Still, scores of data points confirm ESG principles and strategies are being embraced at the highest levels of the investment community. As a result, ESG garners more mainstream attention and as a result of that, more retail investors, including existing and potential clients, get interested.

Expect that trend to continue because more clients, particularly those in younger demographics, are prioritizing values-based investing. Still, there are critics.

There's no shortage of commentary, data, studies, surveys and the like pertaining to environmental, social and governance (ESG) investing.

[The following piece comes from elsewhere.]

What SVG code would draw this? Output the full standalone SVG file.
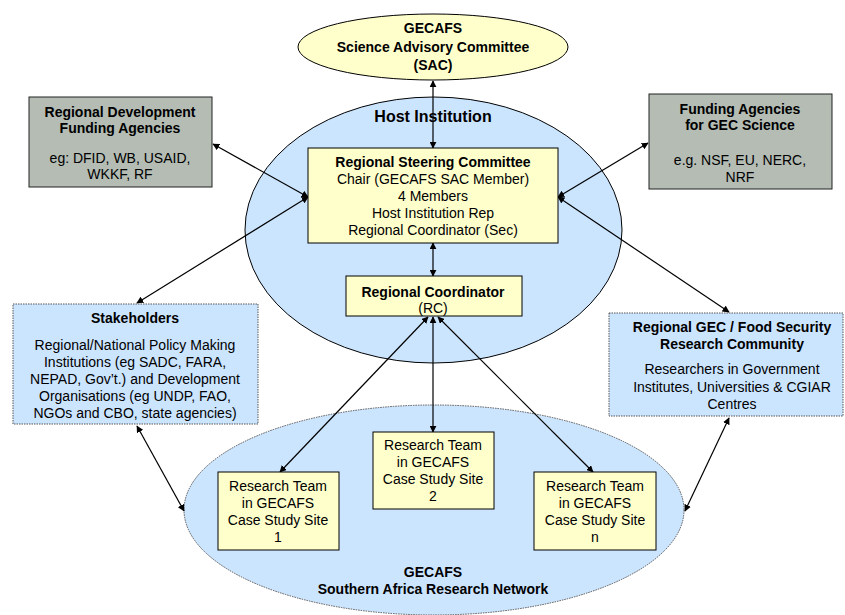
<svg xmlns="http://www.w3.org/2000/svg" width="845" height="615" viewBox="0 0 845 615">
<style>
text{font-family:"Liberation Sans",Arial,sans-serif;font-size:14px;fill:#000;text-anchor:middle}
.b{font-weight:bold}
.yel{fill:#FFFFCC;stroke:#000;stroke-width:1}
.gray{fill:#B4BCB4;stroke:#222;stroke-width:1}
.dot{fill:#CCE5FF;stroke:#555;stroke-width:1;stroke-dasharray:1.5 1}
.con{stroke:#000;stroke-width:1.2;fill:none;marker-start:url(#ah);marker-end:url(#ah)}
</style>
<defs>
<marker id="ah" viewBox="0 0 10 10" refX="9" refY="5" markerWidth="7" markerHeight="7" markerUnits="userSpaceOnUse" orient="auto-start-reverse">
<path d="M0,0 L10,5 L0,10 z" fill="#000"/>
</marker>
</defs>
<rect width="845" height="615" fill="#fff"/>
<g id="network">
<ellipse cx="434" cy="510" rx="250" ry="105" class="dot"/>
<text class="b" x="433" y="577">GECAFS</text>
<text class="b" x="433" y="594">Southern Africa Research Network</text>
</g>
<g id="host">
<ellipse cx="433.5" cy="230" rx="188.5" ry="133" fill="#CCE5FF" stroke="#000" stroke-width="1"/>
<text class="b" x="433" y="122" style="font-size:16px">Host Institution</text>
</g>
<g id="sac">
<ellipse cx="433" cy="47" rx="135" ry="33" class="yel"/>
<text class="b" x="433" y="33">GECAFS</text>
<text class="b" x="433" y="52">Science Advisory Committee</text>
<text class="b" x="433" y="70">(SAC)</text>
</g>
<g id="connectors">
<line class="con" x1="433" y1="81" x2="433" y2="148"/>
<line class="con" x1="433" y1="243" x2="433" y2="276"/>
<line class="con" x1="213" y1="144" x2="308" y2="197"/>
<line class="con" x1="308" y1="197" x2="137" y2="303"/>
<line class="con" x1="648" y1="143" x2="558" y2="197"/>
<line class="con" x1="558" y1="197" x2="729" y2="312"/>
<line class="con" x1="137" y1="426" x2="184" y2="511"/>
<line class="con" x1="729" y1="418" x2="685" y2="511"/>
<line class="con" x1="428" y1="317" x2="280" y2="472"/>
<line class="con" x1="433" y1="317" x2="433" y2="432"/>
<line class="con" x1="438" y1="317" x2="593" y2="472"/>
</g>
<g id="rsc">
<rect x="308" y="148" width="250" height="95" class="yel"/>
<text class="b" x="433" y="167">Regional Steering Committee</text>
<text x="433" y="184">Chair (GECAFS SAC Member)</text>
<text x="433" y="201">4 Members</text>
<text x="433" y="218">Host Institution Rep</text>
<text x="433" y="235">Regional Coordinator (Sec)</text>
</g>
<g id="rc">
<rect x="346" y="276" width="176" height="40" class="yel"/>
<text class="b" x="433" y="297">Regional Coordinator</text>
<text x="433" y="313">(RC)</text>
</g>
<g id="rdfa">
<rect x="29" y="97" width="183" height="90" class="gray"/>
<text class="b" x="120" y="117">Regional Development</text>
<text class="b" x="120" y="133">Funding Agencies</text>
<text x="120" y="163">eg: DFID, WB, USAID,</text>
<text x="120" y="179">WKKF, RF</text>
</g>
<g id="fags">
<rect x="649" y="94" width="183" height="95" class="gray"/>
<text class="b" x="740" y="114">Funding Agencies</text>
<text class="b" x="740" y="130">for GEC Science</text>
<text x="740" y="165">e.g. NSF, EU, NERC,</text>
<text x="740" y="182">NRF</text>
</g>
<g id="stakeholders">
<rect x="13" y="304" width="245" height="120" class="dot"/>
<text class="b" x="135" y="323">Stakeholders</text>
<text x="135" y="350">Regional/National Policy Making</text>
<text x="135" y="367">Institutions (eg SADC, FARA,</text>
<text x="135" y="384">NEPAD, Gov’t.) and Development</text>
<text x="135" y="401">Organisations (eg UNDP, FAO,</text>
<text x="135" y="418">NGOs and CBO, state agencies)</text>
</g>
<g id="gec">
<rect x="609" y="313" width="234" height="103" class="dot"/>
<text class="b" x="732" y="332">Regional GEC / Food Security</text>
<text class="b" x="732" y="349">Research Community</text>
<text x="732" y="374">Researchers in Government</text>
<text x="732" y="392">Institutes, Universities &amp; CGIAR</text>
<text x="732" y="409">Centres</text>
</g>
<g id="site1">
<rect x="218" y="472" width="121" height="78" class="yel"/>
<text x="278" y="491">Research Team</text>
<text x="278" y="508">in GECAFS</text>
<text x="278" y="525">Case Study Site</text>
<text x="278" y="542">1</text>
</g>
<g id="site2">
<rect x="373" y="432" width="121" height="77" class="yel"/>
<text x="433" y="450">Research Team</text>
<text x="433" y="467">in GECAFS</text>
<text x="433" y="484">Case Study Site</text>
<text x="433" y="501">2</text>
</g>
<g id="siten">
<rect x="534" y="472" width="122" height="78" class="yel"/>
<text x="595" y="491">Research Team</text>
<text x="595" y="508">in GECAFS</text>
<text x="595" y="525">Case Study Site</text>
<text x="595" y="542">n</text>
</g>
</svg>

That makes sense because purveyors of some of these studies are fund issuers or research firms hired by such companies. In other words, they have a vested interest in pushing ESG. Pessimistic as that view may be, the reality is cash continues pouring into ESG strategies, including exchange traded funds. However, ESG remains fertile territory for advisors when it comes to nurturing client relationships and another new survey proves why that’s the case.

FINRA Findings

A recent survey of 1,228 investors by the FINRA Investor Education Foundation and NORC of the University of Chicago indicates retail investors have significant ESG interest. More good news for advisors: They have substantial ESG education needs.

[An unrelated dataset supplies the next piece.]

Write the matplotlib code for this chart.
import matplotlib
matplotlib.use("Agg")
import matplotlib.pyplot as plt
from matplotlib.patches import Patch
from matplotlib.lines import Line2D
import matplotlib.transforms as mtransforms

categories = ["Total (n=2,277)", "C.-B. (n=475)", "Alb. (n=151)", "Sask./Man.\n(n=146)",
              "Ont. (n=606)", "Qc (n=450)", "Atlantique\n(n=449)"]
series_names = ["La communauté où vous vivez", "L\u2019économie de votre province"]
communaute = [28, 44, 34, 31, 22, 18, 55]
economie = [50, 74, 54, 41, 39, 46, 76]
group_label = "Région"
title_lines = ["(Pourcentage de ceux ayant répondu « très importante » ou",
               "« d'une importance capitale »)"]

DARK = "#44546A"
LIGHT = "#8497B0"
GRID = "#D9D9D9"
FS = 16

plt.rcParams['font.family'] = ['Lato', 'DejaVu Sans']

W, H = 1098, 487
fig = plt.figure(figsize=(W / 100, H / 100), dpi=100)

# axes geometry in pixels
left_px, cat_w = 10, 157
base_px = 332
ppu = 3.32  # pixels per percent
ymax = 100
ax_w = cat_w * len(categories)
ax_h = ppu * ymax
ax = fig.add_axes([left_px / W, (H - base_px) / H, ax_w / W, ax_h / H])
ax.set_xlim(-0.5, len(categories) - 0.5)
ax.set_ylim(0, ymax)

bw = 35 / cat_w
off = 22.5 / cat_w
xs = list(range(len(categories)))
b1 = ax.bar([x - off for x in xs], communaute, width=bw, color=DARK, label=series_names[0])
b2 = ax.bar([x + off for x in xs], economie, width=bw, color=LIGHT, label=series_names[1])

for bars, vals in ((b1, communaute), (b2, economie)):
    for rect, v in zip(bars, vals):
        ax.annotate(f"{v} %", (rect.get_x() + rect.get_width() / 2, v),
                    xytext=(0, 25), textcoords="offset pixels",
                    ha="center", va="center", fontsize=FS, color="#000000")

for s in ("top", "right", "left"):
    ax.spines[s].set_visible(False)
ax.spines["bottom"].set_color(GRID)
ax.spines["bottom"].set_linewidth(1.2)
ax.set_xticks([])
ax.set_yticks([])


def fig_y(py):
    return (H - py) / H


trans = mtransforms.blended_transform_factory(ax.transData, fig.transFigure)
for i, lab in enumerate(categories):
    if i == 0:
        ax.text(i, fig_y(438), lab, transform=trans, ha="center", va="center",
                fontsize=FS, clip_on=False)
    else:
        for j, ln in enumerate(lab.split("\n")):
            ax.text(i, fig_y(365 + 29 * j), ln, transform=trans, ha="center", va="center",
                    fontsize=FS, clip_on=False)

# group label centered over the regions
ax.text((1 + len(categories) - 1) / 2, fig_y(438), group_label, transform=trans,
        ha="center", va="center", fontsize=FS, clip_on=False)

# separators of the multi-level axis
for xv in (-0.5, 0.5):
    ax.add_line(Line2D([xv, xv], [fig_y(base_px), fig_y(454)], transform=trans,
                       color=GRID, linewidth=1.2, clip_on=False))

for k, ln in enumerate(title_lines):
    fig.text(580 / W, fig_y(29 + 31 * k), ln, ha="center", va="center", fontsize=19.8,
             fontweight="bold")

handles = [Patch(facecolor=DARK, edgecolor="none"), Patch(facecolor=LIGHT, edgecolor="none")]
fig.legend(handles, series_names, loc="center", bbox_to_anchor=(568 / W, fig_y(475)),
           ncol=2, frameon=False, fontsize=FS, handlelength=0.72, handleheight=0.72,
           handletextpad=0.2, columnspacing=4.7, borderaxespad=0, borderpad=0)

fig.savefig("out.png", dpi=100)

“More than half (57 percent) of respondents strongly or somewhat agree that investing can be a way to make positive change in the world, and over three-quarters (77 percent) of respondents indicate that, if they had the opportunity to invest in a ‘socially responsible’ mutual fund, they would assume that companies held by that fund would align at least somewhat with their personal values. Only about a third (37 percent) agree or strongly agree that a company’s role should be to maximize earnings and not pursue social or environmental goals,” according to the survey.

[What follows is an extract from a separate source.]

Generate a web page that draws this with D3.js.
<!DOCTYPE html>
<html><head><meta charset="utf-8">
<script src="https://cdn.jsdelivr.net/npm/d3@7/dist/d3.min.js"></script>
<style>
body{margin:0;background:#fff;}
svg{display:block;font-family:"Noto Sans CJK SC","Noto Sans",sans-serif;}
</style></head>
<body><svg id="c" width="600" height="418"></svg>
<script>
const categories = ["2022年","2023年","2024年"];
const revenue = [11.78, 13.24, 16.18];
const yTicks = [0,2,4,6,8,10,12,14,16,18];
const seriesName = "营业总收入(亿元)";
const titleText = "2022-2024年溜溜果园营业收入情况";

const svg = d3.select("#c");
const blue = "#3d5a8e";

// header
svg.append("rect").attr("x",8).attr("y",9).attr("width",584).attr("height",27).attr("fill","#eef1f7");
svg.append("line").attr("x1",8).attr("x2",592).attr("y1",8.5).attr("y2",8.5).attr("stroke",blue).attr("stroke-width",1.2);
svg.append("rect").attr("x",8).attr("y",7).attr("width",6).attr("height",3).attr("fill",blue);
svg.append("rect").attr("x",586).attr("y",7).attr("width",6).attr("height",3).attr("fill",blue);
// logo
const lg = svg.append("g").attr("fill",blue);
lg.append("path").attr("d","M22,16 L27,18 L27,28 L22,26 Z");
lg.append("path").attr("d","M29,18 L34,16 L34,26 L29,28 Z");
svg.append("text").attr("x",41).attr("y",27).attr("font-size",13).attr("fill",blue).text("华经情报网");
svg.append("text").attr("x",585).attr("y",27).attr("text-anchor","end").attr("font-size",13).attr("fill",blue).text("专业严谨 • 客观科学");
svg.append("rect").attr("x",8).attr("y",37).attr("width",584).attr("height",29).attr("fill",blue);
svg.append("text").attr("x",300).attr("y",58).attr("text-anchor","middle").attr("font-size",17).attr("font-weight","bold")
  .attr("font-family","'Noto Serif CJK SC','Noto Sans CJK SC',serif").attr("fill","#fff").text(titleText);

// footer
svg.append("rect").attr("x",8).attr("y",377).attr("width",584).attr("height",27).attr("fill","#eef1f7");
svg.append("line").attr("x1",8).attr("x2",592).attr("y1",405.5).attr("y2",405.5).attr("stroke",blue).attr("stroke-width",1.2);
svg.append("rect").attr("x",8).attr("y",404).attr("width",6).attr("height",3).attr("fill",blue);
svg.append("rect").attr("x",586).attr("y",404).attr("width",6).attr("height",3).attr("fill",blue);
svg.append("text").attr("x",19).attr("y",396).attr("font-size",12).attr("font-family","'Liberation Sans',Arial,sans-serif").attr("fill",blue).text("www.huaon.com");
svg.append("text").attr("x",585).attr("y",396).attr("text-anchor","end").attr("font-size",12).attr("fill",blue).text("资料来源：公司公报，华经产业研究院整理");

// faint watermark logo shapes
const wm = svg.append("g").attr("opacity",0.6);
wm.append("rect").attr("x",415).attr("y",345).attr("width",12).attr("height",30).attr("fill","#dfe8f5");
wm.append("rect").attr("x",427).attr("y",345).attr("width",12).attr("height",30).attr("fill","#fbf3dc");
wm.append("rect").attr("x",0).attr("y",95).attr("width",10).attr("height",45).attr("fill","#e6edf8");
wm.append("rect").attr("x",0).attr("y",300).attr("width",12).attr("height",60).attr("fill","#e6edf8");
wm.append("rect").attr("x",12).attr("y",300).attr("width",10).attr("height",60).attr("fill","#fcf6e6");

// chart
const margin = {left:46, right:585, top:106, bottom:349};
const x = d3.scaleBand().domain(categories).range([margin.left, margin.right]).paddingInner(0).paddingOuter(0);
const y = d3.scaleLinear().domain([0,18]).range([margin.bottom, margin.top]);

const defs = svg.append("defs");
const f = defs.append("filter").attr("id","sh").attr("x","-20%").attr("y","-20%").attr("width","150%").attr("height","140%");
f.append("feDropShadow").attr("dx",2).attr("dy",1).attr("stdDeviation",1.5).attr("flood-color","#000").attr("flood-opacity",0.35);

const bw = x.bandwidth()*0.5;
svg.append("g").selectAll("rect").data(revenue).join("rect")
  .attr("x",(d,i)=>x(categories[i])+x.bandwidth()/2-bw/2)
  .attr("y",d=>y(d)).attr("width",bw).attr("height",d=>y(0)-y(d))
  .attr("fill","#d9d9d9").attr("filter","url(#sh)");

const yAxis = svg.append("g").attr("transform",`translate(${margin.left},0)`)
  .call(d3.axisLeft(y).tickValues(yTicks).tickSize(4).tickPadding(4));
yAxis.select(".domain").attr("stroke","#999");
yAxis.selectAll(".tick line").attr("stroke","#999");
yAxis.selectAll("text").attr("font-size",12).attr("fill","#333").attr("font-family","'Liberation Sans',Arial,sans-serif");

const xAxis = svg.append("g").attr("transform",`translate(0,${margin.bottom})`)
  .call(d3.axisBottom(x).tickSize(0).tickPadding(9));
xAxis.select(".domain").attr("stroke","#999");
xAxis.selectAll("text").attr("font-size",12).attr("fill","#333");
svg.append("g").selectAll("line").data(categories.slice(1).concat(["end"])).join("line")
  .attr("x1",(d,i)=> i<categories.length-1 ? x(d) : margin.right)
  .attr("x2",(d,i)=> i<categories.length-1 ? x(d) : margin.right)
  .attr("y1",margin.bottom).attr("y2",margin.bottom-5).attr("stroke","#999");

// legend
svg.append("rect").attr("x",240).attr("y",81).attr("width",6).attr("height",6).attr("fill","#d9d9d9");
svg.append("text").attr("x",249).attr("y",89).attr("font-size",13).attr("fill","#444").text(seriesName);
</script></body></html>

FINRA also finds that despite all the hoopla surrounding ESG, clients need a lot of help understanding these strategies. That’s a potential boon for advisors when it comes to establishing and rejuvenating client relatonships.

“Although media coverage of ESG investing has substantially increased in recent years, only 28 percent of investors report being at all familiar with ESG investing,” notes FINRA. “Only 24 percent of study participants can correctly define ESG investing, and only 21 percent know what the letters in ESG stand for; a quarter of the sample incorrectly believe ESG stands for ‘Earnings, Stock, Growth.’”

Other Points to Consider

Another reason advisors are vital in the ESG equation is that many of the funds in this category aren’t that old.

Many advisors (and some clients) look for three-, five-, even 10-year track records on funds, regardless of underlying strategy. Just eight of the funds highlighted by Morningstar are three years old or older, but it pays to remember that with ETFs, age is nothing but a number.

Additionally, there crucial demographic trends advisors need to be aware, particularly if they’re looking to grow their practices among particular age groups or ethnicities.

“Investors under age 30 (17 percent, compared to 8 percent among all others), those with annual incomes under $30,000 (15 percent, compared to 8 percent among all others), and non-white investors (12 percent compared to 8 percent) report holding ESG investments most frequently,” according to the survey.

Bottom line: ESG will continue having its share of critics, but it’s also relevant for advisors looking to add value for clients.